Last Man Standing Review
Jack Straw is a supreme connoisseur of politics and his memoirs are for political connoisseurs: very much in character, crafted with literary elegance – erudite, forensic and fascinating. Always a consummate politician – possessed of “guile and low cunning”, as his old ministerial boss Barbara Castle memorably put it – his book is a tour de force through the fluctuating fortunes of the Labour party from the mid-1960s to the 2010 election defeat.

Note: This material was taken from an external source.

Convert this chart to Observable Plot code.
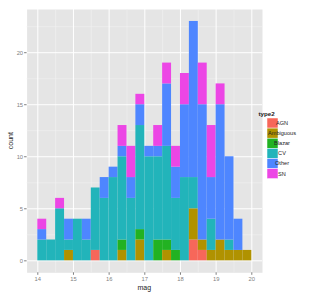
<!DOCTYPE html>
<html>
<head>
<meta charset="utf-8">
<script src="https://cdn.jsdelivr.net/npm/d3@7"></script>
<script src="https://cdn.jsdelivr.net/npm/@observablehq/plot@0.6"></script>
<style>
  html, body { margin: 0; padding: 0; background: #fff; }
  #chart svg { display: block; font-family: "Liberation Sans", Arial, sans-serif; }
</style>
</head>
<body>
<div id="chart"></div>
<script>
// Bin start values (binwidth 0.25)
const binStarts = [14, 14.25, 14.5, 14.75, 15, 15.25, 15.5, 15.75, 16, 16.25, 16.5, 16.75,
                   17, 17.25, 17.5, 17.75, 18, 18.25, 18.5, 18.75, 19, 19.25, 19.5, 19.75];
const binWidth = 0.25;

const types = ["AGN", "Ambiguous", "Blazar", "CV", "Other", "SN"];
const typeColors = ["#F7675A", "#B09200", "#22B222", "#22B4BA", "#4E86FF", "#EC46E5"];

// counts per bin for each type
const AGN       = [0,0,0,0,0,0,1,0,0,0,0,0, 0,0,0,0,0,2,1,0,0,0,0,0];
const Ambiguous = [0,0,0,1,0,0,0,0,0,1,0,2, 0,0,1,0,0,3,1,1,2,1,1,1];
const Blazar    = [0,0,0,0,0,0,0,0,0,1,0,1, 0,2,1,1,0,0,0,0,0,0,0,0];
const CV        = [2,2,5,1,4,2,6,6,8,8,6,10,10,8,9,5,8,3,0,3,0,1,0,0];
const Other     = [1,0,0,2,0,2,0,2,1,1,2,2, 1,1,6,3,7,15,13,4,13,8,3,0];
const SN        = [1,0,1,0,0,0,0,0,0,2,3,1, 0,2,2,2,3,0,4,5,2,0,0,0];

const xTicks = [14, 15, 16, 17, 18, 19, 20];
const xMinor = [14.5, 15.5, 16.5, 17.5, 18.5, 19.5];
const yTicks = [0, 5, 10, 15, 20];
const yMinor = [2.5, 7.5, 12.5, 17.5, 22.5];

const series = {AGN, Ambiguous, Blazar, CV, Other, SN};
const rows = [];
binStarts.forEach((b, i) => {
  types.forEach(t => {
    rows.push({x1: b, x2: b + binWidth, type: t, count: series[t][i]});
  });
});

const W = 327, H = 294;
const mL = 26.6, mR = 65, mT = 9, mB = 21.7;
const tickColor = "#7F7F7F";

const chart = Plot.plot({
  width: W,
  height: H,
  marginLeft: mL,
  marginRight: mR,
  marginTop: mT,
  marginBottom: mB,
  style: {background: "white", fontFamily: "Liberation Sans, Arial, sans-serif"},
  x: {domain: [13.7, 20.3], label: null},
  y: {domain: [-1.15, 24.15], label: null},
  color: {domain: types, range: typeColors},
  marks: [
    Plot.frame({fill: "#E5E5E5", stroke: null}),
    Plot.gridX(xMinor, {stroke: "#F2F2F2", strokeOpacity: 1, strokeWidth: 0.6}),
    Plot.gridY(yMinor, {stroke: "#F2F2F2", strokeOpacity: 1, strokeWidth: 0.6}),
    Plot.gridX(xTicks, {stroke: "white", strokeOpacity: 1, strokeWidth: 1}),
    Plot.gridY(yTicks, {stroke: "white", strokeOpacity: 1, strokeWidth: 1}),
    Plot.rectY(rows, Plot.stackY({
      x1: "x1", x2: "x2", y: "count", fill: "type", inset: 0, order: types
    })),
    Plot.axisX(xTicks, {tickSize: 2.5, tickPadding: 1.5, stroke: tickColor, fill: tickColor, fontSize: 5.8, label: null}),
    Plot.axisY(yTicks, {tickSize: 2.5, tickPadding: 1.5, stroke: tickColor, fill: tickColor, fontSize: 5.8, label: null})
  ]
});

document.getElementById("chart").appendChild(chart);

const svg = d3.select(chart);
const px1 = mL, px2 = W - mR, py1 = mT, py2 = H - mB;

// axis titles
svg.append("text")
  .attr("x", (px1 + px2) / 2).attr("y", 290)
  .attr("text-anchor", "middle")
  .attr("font-size", 7).attr("fill", "#222")
  .text("mag");
svg.append("text")
  .attr("transform", `translate(12.5, ${(py1 + py2) / 2}) rotate(-90)`)
  .attr("text-anchor", "middle")
  .attr("font-size", 7).attr("fill", "#222")
  .text("count");

// legend
const lg = svg.append("g");
lg.append("text")
  .attr("x", 266.5).attr("y", 116)
  .attr("font-size", 6.2).attr("font-weight", "bold").attr("fill", "#222")
  .text("type2");
types.forEach((t, i) => {
  const y0 = 118 + i * 10.1;
  lg.append("rect")
    .attr("x", 267).attr("y", y0).attr("width", 11).attr("height", 10.1)
    .attr("fill", typeColors[i]).attr("stroke", "white").attr("stroke-width", 0.5);
  lg.append("text")
    .attr("x", 282).attr("y", y0 + 5.05).attr("dy", "0.35em")
    .attr("font-size", 5.6).attr("fill", "#222")
    .text(t);
});
</script>
</body>
</html>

Our two stories ran in parallel, but on quite different trajectories, from youth radicalism to cabinet office. In his early 20s, Jack was the bright president of the National Union of Students when in 1969-70 the anti-apartheid campaign I found myself leading burst on to the rugby and cricket fields of Britain with direct action against all-white South African teams. He was supportive but careful to distance himself from our controversial militancy.
His account, laced with memorable anecdotes about Labour’s tortuous journey into self-destruction in the late 1970s and early 1980s, and then eventual recovery and success in the 1990s, is a sound guide to outsiders wanting some insight into this crucial period. He is rightly generous to Neil Kinnock who, he remarks persuasively, would have made an excellent prime minister. But he also rejects the conventional wisdom on Kinnock’s successor, the widely admired John Smith, with whom he had a breach when he bravely argued for the abolition of the iconic Clause 4 of Labour’s constitution nearly two years before Tony Blair reformed it. Straw believed Smith was not fit to be prime minister. The reason, he rather brutally gives, albeit “with some trepidation”: Smith’s heavy drinking. Such frankness about senior colleagues applied also to the Commons office of Mo Mowlam, “whose floor was littered with her underwear, and who might, if you were unlucky, suddenly decide, in the middle of a conversation, to change some of it”.
He is also disarmingly but engagingly revealing about the pain of his father’s anger toward his mother (never witnessing “any tenderness between them”) and then his father’s abrupt departure, leaving her alone to bring up her children. An even more startling revelation – especially to those like me who worked closely with him in government – was: “I’d always been prone to ‘impostor syndrome’ and felt what I had achieved was bound to be taken away from me.”
He gives a real insight into being a cabinet minister – what the Private Office is like, the ministerial car drivers, the close protection officers, and the role of cabinet committees – laced with exquisite incidents that carry the reader along.
With an impressive grasp of history and a deep Labour party hinterland, he stood out among younger, more technocratic ministers. I found him commendably outspoken in cabinet, not least over the growing collapse in public trust suffered by both Tony Blair and Gordon Brown’s governments. But then Jack also lost the trust of Blair because of his manoeuvring on Europe and a calculated shift of allegiance to Brown – to be arbitrarily demoted after five years as a respected foreign secretary, though his own explanation is growing differences over the Middle East.
As a formidable constant in top cabinet posts throughout Labour’s 13 years in government – home secretary, foreign secretary, leader of the Commons and lord chancellor – he is well placed to give his take on the dominant issues, including Iraq, and the frustrated plots of colleagues as Gordon Brown’s premiership disappeared into a quagmire. He ends with a hilariously self-deprecating description of getting lost on London’s buses and learning to drive again, after 13 years of being guided and transported by protection officers.
A big hitter with acute political antennae, he nevertheless gained a reputation for delivering legislation that bit back in unexpected ways; his well-intentioned but deeply flawed 2000 act reforming party financing a good example. A senior Labour MP was recently acclaimed by colleagues when he quipped sourly: “We need a one-clause bill to repeal all Jack’s acts.”
As a self-confessed “anorak”, Straw had a nerdish obsession for factual detail, which often got in the way of his ability to win an argument. But his photographic memory and prodigious appetite for devouring official documents left colleagues in constant awe. He was also good to work for, delegating well, listening and encouraging a team spirit.
Some memoirs by former Labour politicians generated headlines and big serialisation fees – promptly to disappear, quickly remaindered. This book will stand the test of time. Straw’s account of Labour’s journeys in and out of power over nearly five decades is a must for serious students of government and politics.